Natural Language Processing (NLP)

Sub-field in Artifical Intelligence using machine learning and artifical neural networks
Ability of a machine to analyse, understand, and generate human speech
Natural languages
- Languages that are native to people
- Ex: English, French, or Mandarin
Artificial languages
- Languages that computers can operate on
- Ex: Python, Java, or C++

Technical Tools

Pytorch
- Open source deep learning research platform that provides maximum flexibility and speed and provides tensors that live on the GPU accelerating the computation
Facebook Research's Fairseq
- Sequence modeling toolkit written in PyTorch
- Train custom models for Neural Machine Translation (NMT) - translation, summarization, language modeling, and other text generation tasks
Transformer Machine Learning Model with Sequence-Aligned RNNs or CNNs
- Machine language translation transformer model from Attention Is All You Need using encoder-decoder attention mechanisms in a sequence-to-sequence model that features stacked self attention layers
- Transduction model relying on self-attention layers to compute input and output represenations where the attention functions maps [query, key-value pairs] to vector outputs of [query, key-value pairs]
- The encoder maps sequence X_n (x_1, x_2 ... x_n) --> sequence Z_n (z_1, z_2 ... z_n). From Z_n, the decoder generates sequence Y_n (y_1, y_2 ... y_n) element by element.

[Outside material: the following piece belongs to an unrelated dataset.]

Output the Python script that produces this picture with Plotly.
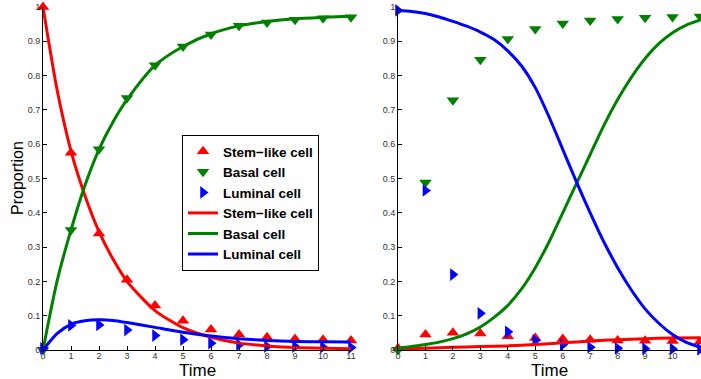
import plotly.graph_objects as go

# ---- data ----
t_obs = [0, 1, 2, 3, 4, 5, 6, 7, 8, 9, 10, 11]

# Left panel observations
L_stem_obs = [1.0, 0.575, 0.34, 0.205, 0.13, 0.085, 0.06, 0.045, 0.037, 0.032, 0.03, 0.028]
L_basal_obs = [0.0, 0.35, 0.585, 0.735, 0.83, 0.885, 0.92, 0.945, 0.955, 0.963, 0.967, 0.97]
L_lum_obs = [0.005, 0.072, 0.073, 0.058, 0.042, 0.03, 0.02, 0.015, 0.01, 0.01, 0.008, 0.007]

# Left panel fitted curves
t_fit_L = [0, 0.5, 1, 1.5, 2, 2.5, 3, 4, 5, 6, 7, 8, 9, 10, 11]
L_stem_fit = [1.0, 0.76, 0.58, 0.45, 0.345, 0.265, 0.2, 0.115, 0.065, 0.037, 0.02, 0.012, 0.007, 0.005, 0.004]
L_basal_fit = [0.0, 0.2, 0.35, 0.48, 0.585, 0.665, 0.73, 0.83, 0.885, 0.922, 0.945, 0.958, 0.966, 0.97, 0.973]
L_lum_fit = [0.0, 0.048, 0.075, 0.085, 0.088, 0.086, 0.08, 0.066, 0.052, 0.041, 0.033, 0.028, 0.025, 0.024, 0.023]

# Right panel observations
R_stem_obs = [0.005, 0.045, 0.05, 0.048, 0.04, 0.035, 0.032, 0.03, 0.028, 0.027, 0.026, 0.025]
R_basal_obs = [0.0, 0.488, 0.728, 0.846, 0.907, 0.936, 0.952, 0.961, 0.965, 0.969, 0.971, 0.972]
R_lum_obs = [0.99, 0.465, 0.22, 0.107, 0.053, 0.028, 0.015, 0.008, 0.005, 0.004, 0.003, 0.002]

# Right panel fitted curves
t_fit_R_stem = [0, 1, 2, 3, 4, 5, 6, 7, 8, 9, 10, 11]
R_stem_fit = [0.003, 0.005, 0.008, 0.01, 0.012, 0.016, 0.021, 0.026, 0.03, 0.033, 0.035, 0.036]
t_fit_R = [0, 0.5, 1, 1.5, 2, 2.5, 3, 3.5, 4, 4.5, 5, 5.5, 6, 6.5, 7, 7.5, 8, 8.5, 9, 9.5, 10, 10.5, 11]
R_basal_fit = [0.005, 0.01, 0.016, 0.023, 0.033, 0.047, 0.067, 0.095, 0.13, 0.178, 0.24, 0.315, 0.40,
               0.485, 0.57, 0.655, 0.73, 0.795, 0.85, 0.893, 0.925, 0.947, 0.962]
R_lum_fit = [0.99, 0.987, 0.981, 0.971, 0.958, 0.944, 0.927, 0.905, 0.872, 0.828, 0.765, 0.68, 0.585,
             0.49, 0.40, 0.315, 0.24, 0.175, 0.12, 0.078, 0.045, 0.022, 0.008]

names = ["Stem\u2212like cell", "Basal cell", "Luminal cell"]
colors = ["#ff0000", "#008000", "#0000ff"]
symbols = ["triangle-up", "triangle-down", "triangle-right"]

fig = go.Figure()

def add_panel(obs, fits, t_fits, xa, ya, show):
    for i in range(3):
        fig.add_trace(go.Scatter(x=t_obs, y=obs[i], mode="markers", name=names[i],
                                 marker=dict(symbol=symbols[i], color=colors[i], size=11, line=dict(width=0)),
                                 xaxis=xa, yaxis=ya, showlegend=show, cliponaxis=False))
    for i in range(3):
        fig.add_trace(go.Scatter(x=t_fits[i], y=fits[i], mode="lines", name=names[i],
                                 line=dict(color=colors[i], width=3, shape="spline", smoothing=0.7),
                                 xaxis=xa, yaxis=ya, showlegend=show, cliponaxis=False))

add_panel([L_stem_obs, L_basal_obs, L_lum_obs], [L_stem_fit, L_basal_fit, L_lum_fit],
          [t_fit_L, t_fit_L, t_fit_L], "x", "y", True)
add_panel([R_stem_obs, R_basal_obs, R_lum_obs], [R_stem_fit, R_basal_fit, R_lum_fit],
          [t_fit_R_stem, t_fit_R, t_fit_R], "x2", "y2", False)

W, H = 701, 379
ydom = [(H - 350) / H, (H - 7) / H]
yticks = [0, 0.1, 0.2, 0.3, 0.4, 0.5, 0.6, 0.7, 0.8, 0.9, 1]
ytext = ["0", "0.1", "0.2", "0.3", "0.4", "0.5", "0.6", "0.7", "0.8", "0.9", "1"]
xticks = list(range(12))

axis_common = dict(showgrid=False, zeroline=False, showline=True, linecolor="black", linewidth=1,
                   ticks="inside", ticklen=4, tickcolor="black", tickfont=dict(size=9, color="#333333"),
                   mirror=False, automargin=False)

fig.update_layout(
    width=W, height=H, margin=dict(l=0, r=0, t=0, b=0, autoexpand=False),
    paper_bgcolor="white", plot_bgcolor="white",
    font=dict(family="Liberation Sans, Arial, sans-serif"),
    xaxis=dict(domain=[43 / W, 351 / W], range=[0, 11], tickvals=xticks, anchor="y",
               ticklabelstandoff=-3, **axis_common),
    yaxis=dict(domain=ydom, range=[0, 1], tickvals=yticks, ticktext=ytext, anchor="x", **axis_common),
    xaxis2=dict(domain=[398 / W, 700 / W], range=[0, 11], tickvals=xticks, anchor="y2",
                ticklabelstandoff=-3, **axis_common),
    yaxis2=dict(domain=ydom, range=[0, 1], tickvals=yticks, ticktext=ytext, anchor="x2", **axis_common),
    legend=dict(x=182 / W, y=(H - 135) / H, xanchor="left", yanchor="top",
                bgcolor="white", bordercolor="black", borderwidth=1,
                font=dict(size=13.5, color="black", family="Liberation Sans, Arial, sans-serif", weight="bold"),
                tracegroupgap=0, itemwidth=30),
    annotations=[
        dict(text="Time", x=197 / W, y=(H - 370) / H, xref="paper", yref="paper", showarrow=False,
             xanchor="center", yanchor="middle", font=dict(size=17, color="black")),
        dict(text="Time", x=549 / W, y=(H - 370) / H, xref="paper", yref="paper", showarrow=False,
             xanchor="center", yanchor="middle", font=dict(size=17, color="black")),
        dict(text="Proportion", x=18 / W, y=(H - 178) / H, xref="paper", yref="paper", showarrow=False,
             xanchor="center", yanchor="middle", textangle=-90, font=dict(size=16, color="black")),
    ],
)

fig.write_html("out.html", config={"displayModeBar": False},
               post_script="document.body.style.margin='0';document.body.style.overflow='hidden';")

Convolutional Self-Attention Transformer Modelling

Measure speed translations
- Record the translation time once machine learning system is shown a sentence to quantify results
- "On the WMT 2014 English-to-French translation task (a widely used benchmark metric for judging the accuracy of machine translation), attention model establishes a BLEU score of 41.8 after training for 3.5 days on eight GPUs, a small fraction of the training costs of the best models from the literature"
Gating to control flow of hidden-units
Multi-Hop Attention Functionality
- Self attention layers - where all the keys, values, and queries come from the same input
- CNN encoder creates a vector for each word to be translated, and CNN decoder translates words while PyTorch computations are being simultaneously made. Network has two decoder layers and attention is paid to each layer.
- Multi-hop Attention tensor computations where green lines represent attention paid to each French word.

French-English Translation Dataset

Statistical machine translation WMT 2014 French-English Benchmark with corpus size 2.3GB and 36 million sentence pairs. Dataset too big to include in repo - download and extract to /data/iwslt14/ to replace iwslt14.en.txt and iwslt14.fr.txt
For French-English translations, order of words matter and and the number of words can be added during the translation. "Black cat" translate to "chat noir" and the "not" translate to "ne ___ pas". Refer to image below:
Dataset includes: Commoncrawl, Europarl-v7, Giga, News-commentary, and Undoc data

Pre-Process the WMT2014 Text Data

cd data/
bash prepare-iwslt14.sh

TEXT=data/iwslt14.tokenized.fr-en

# Binarize data
$ fairseq preprocess -sourcelang fr -targetlang en \
    -trainpref $TEXT/train -validpref $TEXT/valid -testpref $TEXT/test \
    -thresholdsrc 3 -thresholdtgt 3 -destdir data-bin/iwslt14.tokenized.fr-en
    -workers 60

Technical Train the French-English Model

Train new CNN model (dropout rate of 0.2) with *-fairseq train*

$ mkdir -p trainings/fconv

$ fairseq train -sourcelang fr -targetlang en -datadir data-bin/iwslt14.tokenized.fr-en \
  -model fconv -nenclayer 4 -nlayer 3 -dropout 0.2 -optim nag -lr 0.25 -clip 0.1 \
  -momentum 0.99 -timeavg -bptt 0 
  -savedir trainings/fconv

Model Generation with *-fairseq generate*

$ DATA=data-bin/iwslt14.tokenized.fr-en

$ fairseq generate-lines -sourcedict $DATA/dict.fr.th7 -targetdict $DATA/dict.en.th7 \
  -path trainings/fconv/model_best_opt.th7 -beam 10 -nbest 
| [target] Dictionary: 24738 types
| [source] Dictionary: 35474 types

> Je ne crains pas de mourir.

Source: Je ne crains pas de mourir.
Original_Sentence: Je ne crains pas de mourir.
Hypothesis: -0.23804219067097 I am not scared of dying.
Attention_Maxima: 2 2 3 4 5 6 7 8 9
Hypothesis: -0.23861141502857 I am not scared of dying.
Attention_Maxima: 2 2 3 4 5 7 6 7 9 9